While the Germanic Gods, also called höpt (fetters) and bönd (bonds) in Old Norse, are not invoked in the slaughterhouses nor are the animals brought before sacrifice trees before meeting their end, the animal souls receive no proper guidance.

The spiritual guidance that is offered to the animal spirits is inherent in the sacrificial rite of the Germanic peoples and required no second thought. It was an obvious aspect of the rite that they performed, it required no elaboration.

We have now come to grasp how the Germanic cultural religion is properly associated with blood sacrifice, which is contextually related to food. We may ask: did blood sacrifices occur with any regularity and so when may we expect it?

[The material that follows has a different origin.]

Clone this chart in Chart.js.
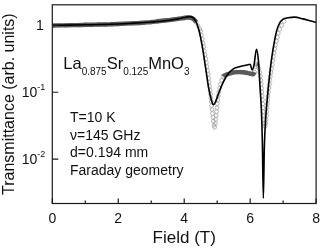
<!DOCTYPE html>
<html>
<head>
<meta charset="utf-8">
<script src="https://cdn.jsdelivr.net/npm/chart.js@4.4.0/dist/chart.umd.min.js"></script>
<style>
  html, body { margin: 0; padding: 0; background: #fff; }
  #wrap { width: 327px; height: 249px; }
</style>
</head>
<body>
<div id="wrap"><canvas id="c" width="327" height="249"></canvas></div>
<script>
// fitted curve (solid black line)
const fitField = [0, 0.5, 1, 1.5, 2, 2.5, 3, 3.5, 3.8, 4.0, 4.15, 4.25, 4.35, 4.45, 4.55, 4.65, 4.75, 4.82, 4.88, 4.95,
  5.05, 5.15, 5.3, 5.5, 5.7, 5.9, 6.0, 6.06, 6.12, 6.19, 6.25, 6.3, 6.34, 6.37, 6.40, 6.43, 6.47, 6.51, 6.56, 6.61,
  6.66, 6.71, 6.8, 6.9, 7.0, 7.15, 7.35, 7.6, 7.85, 8.0];
const fitTrans = [1.0, 1.01, 1.02, 1.03, 1.05, 1.08, 1.12, 1.18, 1.25, 1.31, 1.35, 1.32, 1.16, 0.84, 0.48, 0.23, 0.11, 0.078, 0.065, 0.072,
  0.098, 0.13, 0.18, 0.225, 0.242, 0.255, 0.262, 0.215, 0.26, 0.44, 0.3, 0.12, 0.055, 0.018, 0.0026, 0.015, 0.04, 0.071, 0.13, 0.22,
  0.34, 0.49, 0.82, 1.1, 1.24, 1.3, 1.33, 1.25, 1.16, 1.11];

// measured points (open circles)
const dataField = [0, 0.2, 0.4, 0.6, 0.8, 1.0, 1.2, 1.4, 1.6, 1.8, 2.0, 2.2, 2.4, 2.6, 2.8, 3.0, 3.2, 3.4, 3.6, 3.8,
  4.0, 4.1, 4.2, 4.3, 4.36, 4.42, 4.47,
  4.498, 4.521, 4.545, 4.569, 4.590, 4.610, 4.631, 4.652, 4.673, 4.690, 4.708, 4.726, 4.741, 4.756, 4.770, 4.785,
  4.797, 4.809, 4.821, 4.833, 4.844, 4.856, 4.871, 4.886, 4.901, 4.924,
  4.945, 4.957, 4.969, 4.981, 4.993, 5.004, 5.019, 5.034, 5.052, 5.073, 5.099, 5.135, 5.182, 5.236,
  5.3, 5.4, 5.5, 5.6, 5.7, 5.8, 5.9, 6.0, 6.08, 6.13, 6.17, 6.2, 6.23,
  6.267, 6.290, 6.311, 6.326, 6.338, 6.347, 6.356, 6.364, 6.373, 6.382, 6.391, 6.400, 6.409, 6.418, 6.430, 6.450,
  6.474, 6.486, 6.495, 6.504, 6.513, 6.521, 6.533, 6.545, 6.557, 6.569, 6.584, 6.599, 6.613, 6.631, 6.649, 6.667,
  6.684, 6.705, 6.726, 6.747, 6.770, 6.797, 6.824, 6.853, 6.895, 6.954, 7.028];
const dataTrans = [0.99, 1.0, 1.0, 1.01, 1.01, 1.02, 1.02, 1.03, 1.03, 1.04, 1.05, 1.06, 1.07, 1.08, 1.1, 1.12, 1.15, 1.18, 1.21, 1.25,
  1.29, 1.31, 1.3, 1.22, 1.12, 0.98, 0.88,
  0.817, 0.713, 0.623, 0.545, 0.476, 0.416, 0.363, 0.317, 0.277, 0.242, 0.212, 0.185, 0.162, 0.141, 0.123, 0.108,
  0.094, 0.082, 0.072, 0.063, 0.055, 0.048, 0.042, 0.037, 0.032, 0.030,
  0.0342, 0.0391, 0.0448, 0.0513, 0.0587, 0.0671, 0.0768, 0.088, 0.1007, 0.1152, 0.1319, 0.151, 0.1728, 0.178,
  0.185, 0.192, 0.198, 0.2, 0.2, 0.199, 0.195, 0.19, 0.186, 0.2, 0.24, 0.26, 0.25,
  0.226, 0.198, 0.173, 0.151, 0.132, 0.115, 0.101, 0.088, 0.077, 0.067, 0.0587, 0.0513, 0.0448, 0.0391, 0.0342, 0.0309,
  0.0342, 0.0391, 0.0448, 0.0513, 0.0587, 0.0671, 0.0768, 0.088, 0.1007, 0.1152, 0.1319, 0.151, 0.1728, 0.198, 0.226, 0.259,
  0.297, 0.340, 0.389, 0.445, 0.509, 0.582, 0.667, 0.763, 0.874, 1.0, 1.145];

const xTicks = [0, 2, 4, 6, 8];
const xMinorTicks = [1, 3, 5, 7];
const yTicks = [1, 0.1, 0.01];
const yTickExp = ['', '-1', '-2'];

const FONT = '"Liberation Sans", Arial, Helvetica, sans-serif';
const BAND = '#5a5a5a';

function pts(xs, ys) {
  return xs.map((v, i) => ({ x: v, y: ys[i] }));
}

// where the curve is flat the overlapping circles read as one grey band
function flat(c) {
  return Math.abs(c.p1.y - c.p0.y) <= Math.abs(c.p1.x - c.p0.x) + 0.6;
}

// frame, inward ticks, y labels with exponents, and the text annotations
const decor = {
  id: 'decor',
  afterDraw(chart) {
    const { ctx, chartArea: a, scales: { x, y } } = chart;
    ctx.save();
    ctx.strokeStyle = '#1a1a1a';
    ctx.lineWidth = 1.2;
    ctx.strokeRect(a.left, a.top, a.right - a.left, a.bottom - a.top);

    ctx.beginPath();
    xTicks.forEach(v => {
      const px = x.getPixelForValue(v);
      ctx.moveTo(px, a.bottom); ctx.lineTo(px, a.bottom - 5);
    });
    xMinorTicks.forEach(v => {
      const px = x.getPixelForValue(v);
      ctx.moveTo(px, a.bottom); ctx.lineTo(px, a.bottom - 3);
    });
    yTicks.forEach(v => {
      const py = y.getPixelForValue(v);
      ctx.moveTo(a.left, py); ctx.lineTo(a.left + 6, py);
    });
    ctx.stroke();

    ctx.fillStyle = '#111';
    ctx.textBaseline = 'alphabetic';
    yTicks.forEach((v, i) => {
      const py = y.getPixelForValue(v);
      ctx.font = '14px ' + FONT;
      ctx.textAlign = 'right';
      if (!yTickExp[i]) {
        ctx.fillText('1', a.left - 8.5, py + 5);
      } else {
        ctx.fillText('10', a.left - 15, py + 5);
        ctx.font = '9px ' + FONT;
        ctx.textAlign = 'left';
        ctx.fillText(yTickExp[i], a.left - 15, py - 2);
      }
    });

    // compound formula with subscripts
    ctx.textAlign = 'left';
    let cx = a.left + 11;
    const base = a.top + 64;
    [['La', 0], ['0.875', 1], ['Sr', 0], ['0.125', 1], ['MnO', 0], ['3', 1]].forEach(([t, sub]) => {
      ctx.font = (sub ? '10px ' : '16.5px ') + FONT;
      ctx.fillText(t, cx, sub ? base + 6.5 : base);
      cx += ctx.measureText(t).width;
    });

    ctx.font = '14px ' + FONT;
    ['T=10 K', 'ν=145 GHz', 'd=0.194 mm', 'Faraday geometry'].forEach((t, i) => {
      ctx.fillText(t, a.left + 17.7, a.top + 117.5 + i * 17.5);
    });
    ctx.restore();
  }
};

new Chart(document.getElementById('c'), {
  type: 'scatter',
  data: {
    datasets: [
      {
        label: 'fit',
        data: pts(fitField, fitTrans),
        showLine: true,
        borderColor: '#000',
        borderWidth: 1.6,
        pointRadius: 0,
        cubicInterpolationMode: 'monotone',
        order: 0
      },
      {
        label: 'band',
        data: pts(dataField, dataTrans),
        showLine: true,
        borderWidth: 4.4,
        borderColor: BAND,
        segment: { borderColor: c => flat(c) ? BAND : 'rgba(0,0,0,0)' },
        cubicInterpolationMode: 'monotone',
        pointRadius: 0,
        order: 1
      },
      {
        label: 'experiment',
        data: pts(dataField, dataTrans),
        showLine: false,
        pointStyle: 'circle',
        pointRadius: 1.9,
        pointBorderWidth: 0.8,
        pointBorderColor: '#a2a2a2',
        pointBackgroundColor: 'rgba(255,255,255,0)',
        order: 2
      }
    ]
  },
  options: {
    responsive: false,
    animation: false,
    devicePixelRatio: 1,
    layout: { padding: { top: 1, right: 4.7, left: 0, bottom: 0 } },
    plugins: { legend: { display: false }, tooltip: { enabled: false } },
    scales: {
      x: {
        type: 'linear',
        min: 0,
        max: 8,
        afterBuildTicks: s => { s.ticks = xTicks.map(v => ({ value: v })); },
        afterFit: s => { s.height = 45.5; },
        grid: { display: false, drawTicks: false },
        border: { display: false },
        ticks: { font: { size: 14, family: FONT }, color: '#111', padding: 7, autoSkip: false, maxRotation: 0 },
        title: { display: true, text: 'Field (T)', font: { size: 17, family: FONT }, color: '#111', padding: { top: 0, bottom: 0 } }
      },
      y: {
        type: 'logarithmic',
        min: 0.00217,
        max: 2.03,
        afterBuildTicks: s => { s.ticks = yTicks.map(v => ({ value: v })); },
        afterFit: s => { s.width = 52.3; },
        grid: { display: false, drawTicks: false },
        border: { display: false },
        ticks: { display: false },
        title: { display: true, text: 'Transmittance (arb. units)', font: { size: 16, family: FONT }, color: '#111', padding: { top: 0, bottom: 0 } }
      }
    }
  },
  plugins: [decor]
});
</script>
</body>
</html>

Blood sacrifices occurred in cycles every year. It is not like Germanic peoples would slaughter animals every single day. A community could live off the meat of a slaughter animal for a long time and so there was no need for excessive slaughter.

Sacrifice was done in moderation. This is highly understandable because the Germanic peoples had to be careful with their scarce resources. It is even recommended in the Poetic Edda that one should not sacrifice too much.

The sacrificial cycles that occurred in the Germanic religion were entirely related to the cycles of food and slaughter. Major cycles of slaughter occurred in midsummer and midwinter, which fall on the summer and winter solstices respectively.

The Germanic peoples sacrificed for peace, victory, longevity and good harvest. Such were their general concerns in life. One ought to understand that personal concerns were linked to those of the community; everything was communal.

Similarly as in folk religions in East Asia, the Germanic folk religious prayers were simple and they were focused on the common good (of the tribe or clan). The topics of the prayers were highly stylised and would be pretty much the same every time.

The content of the prayers may thus be regarded as quite fossilised throughout the ages, for the concerns expressed therein would be timeless. The Germanic peoples desired peace, victory, longevity and good harvest in all ages.